LOS ANGELES – Contract talks will begin Wednesday between the major Hollywood studios and the American Federation of Television and Radio Artists, the union said Tuesday.
The announcement came as studio talks with the larger Screen Actors Guild neared a temporary end to allow the AFTRA talks to begin. No agreement has been announced in those talks.
AFTRA said it will impose a press blackout on details of its upcoming discussions, which involve actors on primetime TV shows such as "Curb Your Enthusiasm," "Rules of Engagement," "Cashmere Mafia" and "Til Death."
s current primetime television contract with the Alliance of Motion Picture and Television Producers expires June 30.
AFTRA was expected to reach a deal quickly.
The talks aren't likely to get any easier for SAG when they resume, since that could leave the union alone in its push to get a better deal than writers and directors on residual payments for DVD sales and content offered over the Internet.
Studios aren't likely to budge, even though both sides have said they want to avoid a repeat of the 100-day writers strike that shut down production on dozens of TV shows and cost the Los Angeles area economy an estimated $2.5 billion.
"Suppose they give SAG an improvement. What do you think writers and directors are going to say?" said Jonathan Handel, an entertainment lawyer who formerly represented the writers guild. "They're going to say we want that, too."
Writers and directors both reached new contract deals earlier this year. SAG's contract also expires June 30.
The Directors Guild of America said its contract contained no automatic trigger for an increase, but the union would revisit its deal in three years. The Writers Guild of America declined to comment on the matter.
SAG and the studios have declined to discuss the outlook for the talks that began on April 15.
SAG and AFTRA had negotiated together on the theatrical movie and primetime TV contract with studios for the past 27 years but split in March when AFTRA accused SAG of trying to entice actors in the soap drama "The Bold and The Beautiful" to abandon the federation.
Last week, AFTRA said its voting members had given 93 percent approval to a separate contract deal for the majority of TV shows it represents, including "Oprah" and "Entertainment Tonight."
AFTRA accepted terms on new media that amounted to a small, fixed payment for TV programs streamed online for one year, and a small percentage share of the distributors' gross revenue thereafter.
The studio alliance hailed the deal as "the latest to incorporate the groundbreaking new media framework" that writers won during their strike.
By contrast, the alliance blasted SAG for initially demanding an increase in DVD residual payments that it said would double the $500 million actors are now set to receive over the next three years.

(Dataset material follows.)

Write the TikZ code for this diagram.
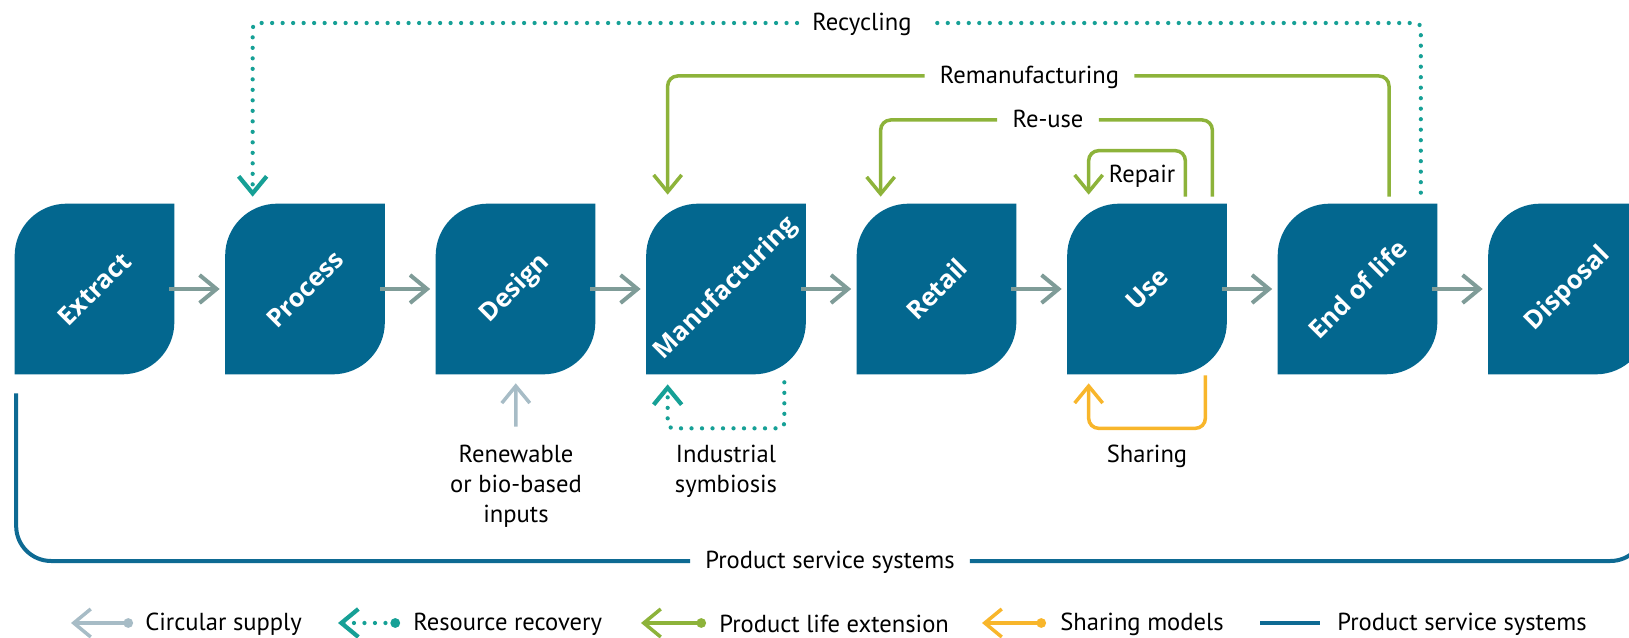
\documentclass[tikz,border=0pt]{standalone}
\usepackage{fontspec}
\setmainfont{PT Sans}
\newfontfamily\stagefont{Open Sans}
\usepackage{tikz}
\usetikzlibrary{arrows.meta,positioning,calc,backgrounds}
\definecolor{stageblue}{HTML}{03678F}
\definecolor{flowgray}{HTML}{7F9C98}
\definecolor{supplygray}{HTML}{A7BCC6}
\definecolor{recoveryteal}{HTML}{16A096}
\definecolor{lifegreen}{HTML}{8DB33A}
\definecolor{shareyellow}{HTML}{F8B62B}
\definecolor{pssblue}{HTML}{0E6A93}
\tikzset{stage/.style={rectangle,inner sep=0pt,minimum width=3.18cm,minimum height=3.4cm,text=white,font=\stagefont\bfseries\fontsize{14.5}{17}\selectfont}}
\tikzset{looplabel/.style={inner xsep=0.3cm,inner ysep=0pt,text height=0.8em,text depth=0pt}}
\tikzset{note/.style={inner sep=0pt}}
\tikzset{stageflow/.style={draw=flowgray,line width=0.08cm,->,shorten <=-0.1cm,shorten >=0.11cm}}
\tikzset{life/.style={draw=lifegreen,line width=0.07cm,rounded corners=0.2cm}}
\tikzset{recovery/.style={draw=recoveryteal,line width=0.085cm,line cap=round,dash pattern=on 0pt off 0.21cm,rounded corners=0.1cm}}
\tikzset{share/.style={draw=shareyellow,line width=0.07cm,rounded corners=0.2cm}}
\tikzset{supply/.style={draw=supplygray,line width=0.07cm}}
\tikzset{pssline/.style={draw=pssblue,line width=0.08cm,rounded corners=0.7cm}}
\tikzset{keytip/.style={arrows={Straight Barb[length=3.4mm,width=5.6mm]-Circle[length=1.9mm]}}}

\begin{document}
\begin{tikzpicture}[x=0.02cm, y=-0.02cm, >={Straight Barb[length=3.4mm,width=5.6mm]}, font=\fontsize{14}{17}\selectfont]
    \useasboundingbox (0,0) rectangle (1629,638);
    \node[stage] (extract) at (94.5,289) {\rotatebox{45}{Extract}};
    \node[stage] (process) at (305,289) {\rotatebox{45}{Process}};
    \node[stage] (design) at (515.5,289) {\rotatebox{45}{Design}};
    \node[stage] (manufacturing) at (726,289) {\rotatebox{45}{Manufacturing}};
    \node[stage] (retail) at (936.5,289) {\rotatebox{45}{Retail}};
    \node[stage] (use) at (1147,289) {\rotatebox{45}{Use}};
    \node[stage] (endlife) at (1357.5,289) {\rotatebox{45}{End of life}};
    \node[stage] (disposal) at (1568,289) {\rotatebox{45}{Disposal}};
    \begin{scope}[on background layer]
        \foreach \s in {extract,process,design,manufacturing,retail,use,endlife,disposal}
            \fill[stageblue] (\s.south west) -- ([yshift=-1.04cm]\s.north west) arc[start angle=180,end angle=90,radius=1.04cm]
                -- (\s.north east) -- ([yshift=1.04cm]\s.south east) arc[start angle=0,end angle=-90,radius=1.04cm] -- cycle;
    \end{scope}

    \path[stageflow] (extract) edge (process) (process) edge (design) (design) edge (manufacturing)
        (manufacturing) edge (retail) (retail) edge (use) (use) edge (endlife) (endlife) edge (disposal);

    \node[looplabel] (recycling) at (862,23) {Recycling};
    \node[looplabel] (reman) at (1029.5,76) {Remanufacturing};
    \node[looplabel] (reuse) at (1048,120) {Re-use};
    \node[note] (repair) at (1142,176) {Repair};
    \node[note] (sharing) at (1147,456) {Sharing};
    \node[note,align=center] (symbiosis) at (726,471) {Industrial\\symbiosis};
    \node[note,align=center] (renewable) at (516,486) {Renewable\\or bio-based\\inputs};
    \node[looplabel] (pss) at (830,561) {Product service systems};

    \draw[recovery,->] ([xshift=-0.33cm,yshift=0.22cm]endlife.north east) |- (recycling) -| ([xshift=0.55cm,yshift=0.14cm]process.north west);
    \draw[life,->] ([xshift=0.63cm,yshift=0.14cm]endlife.north) |- (reman) -| ([xshift=0.43cm,yshift=0.18cm]manufacturing.north west);
    \draw[life,->] ([xshift=-0.29cm,yshift=0.14cm]use.north east) |- (reuse) -| ([xshift=0.48cm,yshift=0.14cm]retail.north west);
    \draw[life,->] ([xshift=-0.83cm,yshift=0.14cm]use.north east) -- ++(0,-46) -| ([xshift=0.43cm,yshift=0.18cm]use.north west);
    \draw[recovery,->] ([xshift=-0.43cm,yshift=-0.16cm]manufacturing.south east) -- ++(0,46) -| ([xshift=0.43cm,yshift=-0.2cm]manufacturing.south west);
    \draw[share,->] ([xshift=-0.43cm,yshift=-0.02cm]use.south east) -- ++(0,53) -| ([xshift=0.43cm,yshift=-0.18cm]use.south west);
    \draw[supply,->,shorten <=0.36cm,shorten >=0.18cm] (renewable) -- (design);
    \draw[pssline] ([xshift=0.03cm,yshift=-0.38cm]extract.south west) |- (pss) -| ([xshift=-0.05cm,yshift=-0.4cm]disposal.south east);

    \node[note,anchor=west] (circular) at (145,624) {Circular supply};
    \node[note,anchor=west] (resource) at (413,624) {Resource recovery};
    \node[note,anchor=west] (extension) at (719,624) {Product life extension};
    \node[note,anchor=west] (models) at (1060,624) {Sharing models};
    \node[note,anchor=west] (systems) at (1337,624) {Product service systems};
    \coordinate (keycircular) at (71,623);
    \coordinate (keyresource) at (338,623);
    \coordinate (keyextension) at (641,623);
    \coordinate (keymodels) at (982,623);
    \coordinate (keysystems) at (1260,623);
    \draw[supply,keytip] (keycircular) -- ([xshift=-0.24cm]keycircular -| circular.west);
    \draw[recovery,keytip] (keyresource) -- ([xshift=-0.26cm]keyresource -| resource.west);
    \draw[life,keytip] (keyextension) -- ([xshift=-0.26cm]keyextension -| extension.west);
    \draw[share,keytip] (keymodels) -- ([xshift=-0.28cm]keymodels -| models.west);
    \draw[pssline] (keysystems) -- ([xshift=-0.34cm]keysystems -| systems.west);
\end{tikzpicture}
\end{document}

SAG responded by scaling back its demands to what amounts to a 15 percent boost in the form of studio payments for health care and pensions.
A continuing stalemate could leave SAG with a difficult choice between pushing for a strike that has little support among its members or attempting to wring concessions from producers in other areas.
Norman Samnick, an entertainment lawyer who has represented Warner Bros. in previous contract talks with actors and remained close to negotiations, believes a deal will be cut before the current contract expires.
"I don't think there's going to be a strike," Samnick said. "I think the industry has suffered enough."
A number of actors have said they suffered through the writers strike and are not ready for another walkout.
Michael Kirkland, 34, who has appeared on "Jimmy Kimmel Live!" and earns about $30,000 a year, said he had to miss health insurance payments, including some involving coverage for his 13-year-old son.
"It all caught up with me now," he said. "I'm fortunate enough to be working, but if this strike does happen, I would be screwed."
The Screen Actors Guild has 120,000 members, while AFTRA represents about 70,000 people. The two unions share 44,000 dual members.
SAG represents actors in movies, TV and other media. The TV and radio federation represents, among others, actors, singers, announcers and journalists.